In 2007, Lee checked out a lahar-swept property six kilometers from San Fernando City, Pampanga, on a Saturday. “It was a desolate land with no economic activity. When I first went to the area, I saw just three goats. When I saw it, something clicked in my head and I decided to buy the property,” said Lee, who paid P120 million in cash for the 36-hectare property the following Monday.

In Xevera Bacolor, GA built 4,500 houses—two-story units with a lot area of 36 square meters and floor area of 45 square meters plus front space for parking—that were sold at P830,000 each.

“If I made roughly P150,000 per house, I would earn roughly P700 million net. With an investment of P1 billion and cost recovery of 1.5 years, it’s not a bad business model,” said Lee.

He said that as much as 20 percent of the project’s cost was funneled into advertising as GA splurged to buy prime time space on ABS-CBN’s top rating shows to reach overseas Filipinos who were tuned in to the Filipino cable channel.

Lee said he brought the same concept to another lahar-covered Pampanga town, Mabalacat. He said he paid P155 million for a 62-hectare property that used to be a quarry.

Xevera Mabalacat was bigger (6,000 houses) and its amenities were twice as grand, Lee said, as he reinvested the profits he had made from his first township project.

The dominoes started to fall for Lee under Binay: GA’s P3-billion initial public offering was scuttled; GA’s 35-story Skysuites on Quezon Avenue and Edsa was stopped in the middle of construction, and so was GA’s planned campus subdivision in Bacolod City.

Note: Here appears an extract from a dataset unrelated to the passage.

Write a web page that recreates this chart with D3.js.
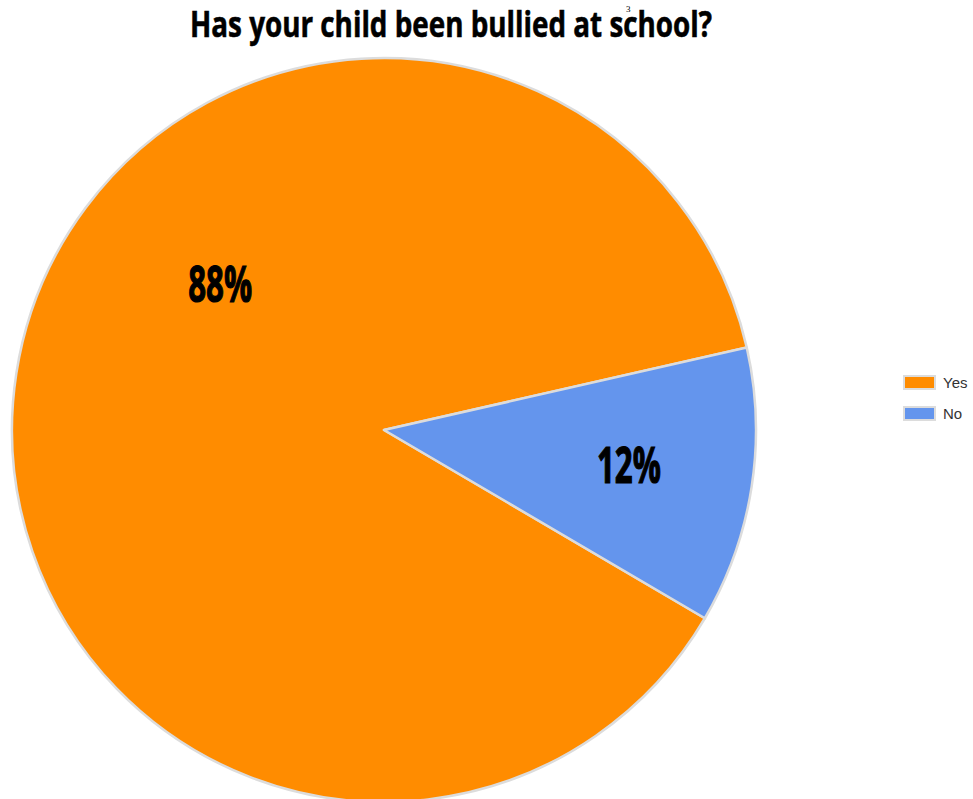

Lee said Pag-Ibig was essential to GA’s low-cost foray because private banks avoided this segment like the plague. “Our buyers do not have the P225,000 downpayment (or 30 percent of loan amount) required by a private bank for a low-cost home. Pag-Ibig gives loans up to the full amount up to P750,000 with no collateral. This market can afford P5,400 in monthly loan payments for up to 30 years,” he said.

Buy-back provision

GA obtained loans through Pag-Ibig’s Window 1, wherein the agency agreed to release within seven days the check to a developer, who in turn committed to buy back discontinued accounts within two years from the turnover.

Lee said Pag-Ibig’s buy-back provision could be made through three modes: the developer himself pays for the delinquent account to keep it updated; the developer finds a new buyer to replace the original buyer who backed out; and Pag-Ibig offsets the bad account from the guarantee fund put up by the developer.

Lee said Pag-Ibig exploited the public’s lack of knowledge on these three modes to make him look bad.

Due to the buy-back provision, Lee said a “contract to sell” became the favored mode of exchange wherein the developer would hold on to the title until the buyer had fully paid the loan.

“It was just an engagement, the wedding had not yet been consummated. Pag-Ibig muddled the situation by claiming I sold a unit twice when in fact a buyer had backed out and I had to find another buyer to take over the project to make it current. It’s a replacement sale, not a double sale,” said Lee.

Lee said that in GA’s case, Pag-Ibig deducted 7.5 percent from the P6.7 billion it lent to Xevera buyers. Including a collection service fee, Pag-Ibig had nearly P600 million of GA’s money as additional buffer.

Of the 9,951 Xevera buyers who borrowed through Pag-Ibig, Lee claimed only 1,440 turned out as bad accounts for a back-out rate of only 14 percent.

“Developers can live with up to 20 percent back-out rate and my market is low-cost,” said Lee, who noted that his P600 million held by Pag-Ibig would cover the bulk of the bad accounts.

Lee also refuted Pag-Ibig’s claim that GA itself took charge of processing the loans which paved the way for the ghost buyers.

Lee said that contrary to Pag-Ibig’s claim, he did not receive any favors from the housing agency, which was then headed by Vice President Noli de Castro.